A mãe continuou elencando coisas que ele nunca imaginou não ter à disposição, afinal de contas, sempre teve tudo o que quis e não tinha nem ideia do que era ser privado de prazeres e confortos dados por ele como óbvios e naturais.
O garoto ficou aturdido com aquele papo, mas achou que a mãe só estava em um dia mais estressado que o comum e que aquela loucura toda passaria rápido.
Resolveu dar uma volta na quadra para arejar. Quando voltou, sua cama já não estava mais no quarto.
A mãe, impiedosamente, cumpriu com cada palavra dita e não cedeu nem 1% a mais do que correspondia à parte dele.

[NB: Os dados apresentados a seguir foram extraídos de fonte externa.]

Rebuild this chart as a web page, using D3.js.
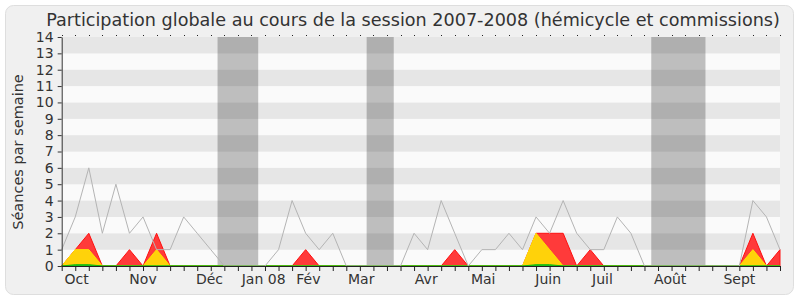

Dez dias depois, o menino, timidamente, bate na porta do quarto da mãe. Ela estava deitada, descansando após o almoço.
– Mãe, posso falar com a senhora?
– Claro filho, diga.
Ele, então, caiu em prantos, sentou ao lado da cama e, em meio a soluços e a um desespero nunca visto antes em seu rosto, disse:
– Eu não aguento mais! Eu quero voltar à minha vida normal! Já comecei a estudar, não estou mais saindo com aquela turma que a senhora não gostava e entendi que não existe “nosso padrão”! Prometo que minhas notas vão melhorar e que eu continuo arrumando minha cama, mas, por favor, deixa eu pelo menos voltar para minha cama antiga e fala para a Cida lavar minhas roupas! Elas já estão todas duras do sabão que usei! Por favor!
Conta essa mãe que, desde este dia, seu filho não é mais o mesmo. Que ele entendeu que “quanto você dá é quanto você recebe” e que isto também vale para dentro de casa.
Se fôssemos traduzir a mensagem por trás da ação desta mãe, ela poderia ser: “Filho, você é independente e capaz de ser merecedor das coisas que tem. Eu acredito em você.” Mas talvez isso pareça muita divagação. Melhor pensar que essa mãe deu sorte de ter tido o resultado que teve, sendo “tão cruel” como foi.